Mari kita tilik gelaran Pilkada yang sudah memasuki tahap kampanye dan debat publik mulai dari 15 Februari hingga 26 Juni 2018 nanti. Setiap calon atau pasangan calon berupaya mati-matian untuk meyakinkan pemilih bahwa mereka adalah jawaban atas segala aspirasi dan keinginan akan hidup sejahtera, adil, makmur dan sentosa yang belum tercapai selama ini. Beragam visi-misi didedahkan, bahkan tak jarang menambahkan "micin" agar terasa lebih gurih di mata dan telinga publik. Motivasinya hanya satu, rakyat datang ke bilik suara dan mencoblos mereka pada hari-H nanti.
Kondisi ini sejujurnya mengkhawatirkan apabila dimamah oleh kelompok masyarakat yang belum teredukasi baik secara politik, khususnya masyarakat miskin dan kurang terdidik. Fakta banyaknya wakil rakyat dan pejabat publik yang ditangkap KPK karena beragam kasus korupsi menunjukkan bahwa rakyat keliru dalam memilih wakil-wakilnya.
Dramaturgi dan sandiwara politik yang disuguhkan pada masa kampanye suskes mencuri suara rakyat.
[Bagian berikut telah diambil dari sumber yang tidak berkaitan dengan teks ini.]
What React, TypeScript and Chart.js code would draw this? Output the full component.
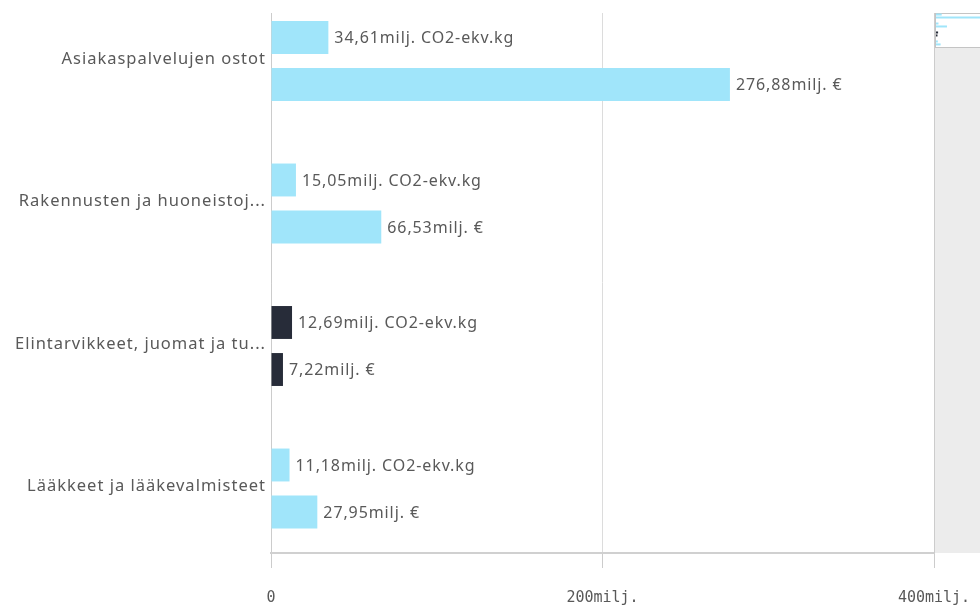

Rakyat dikomodifikasi, aspirasi mereka dibenamkan pasca pemilu hanya untuk kejayaan pibadi para calon dan partainya. Ini terjadi karena rakyat negeri ini kesulitan dalam menilai kejujuran dan kebersihan hati calon-calon wakil dan pemimpin mereka.
Saya juga berandai-andai apabila dua orang dosen keblinger yang dengan lancang dan lancung menyebut kitab suci itu fiksi serta suara adzan tak suci hadir sebagai peserta Karma. Menarik bagaimana seorang Roy yang indigo memancing mereka untuk berbicara jujur, apakah kata-kata yang melontarkan murni akademis seperti yang diutarakan oleh para pendukung mereka di dunia maya, atau penuh muatan politis dan sarana eksistensi diri di ruang publik.
Menarik juga menyaksikan bagaimana seorang Roy yang indigo bisa menceriterakan kepada publik kadar ketulusan seorang penyandang nama besar Soekarno yang dengan tega menyebut suara kidung lebih merdu dari suara adzan.
Fakta-fakta tersebut apabila berhasil diungkap akan menuntun kita pada "fitur menarik" yang kedua, yakni terminologi karma sendiri. Seperti kata yang kerap diucap oleh Robby Purba ketika memulai acara, "Apapun yang anda lakukan, akan berimbas pada apa yang anda alami saat ini". Dengan kata lain, karma adalah balasan kontan yang diterima oleh seseorang karena amal baik dan buruk yang pernah ia lakukan.
Dalam konteks politik, kita bisa belajar dari beberapa fakta bahwa beberapa koruptor yang sudah dibui akhirnya wafat karena menderita sakit keras, kombinasi penyakit dan depresi parah yang mereka alami. Ini karma riil, balasan kontan di dunia, selain tentunya adzab di akherat kelak.
Dari acara ini, mereka yang berstatus sebagai kandidat kepala daerah pada Pilkada Juni 2018 atau kandidat presiden pada Pilpres 2019 nanti seyogianya dapat menarik pembelajaran bahwa ada "karma politik" yang menunggu mereka apabila tidak ada simetri antara janji kampanye dengan realisasi dan kontekstualisasi pada saat mereka menjabat, wallahualam bissawab.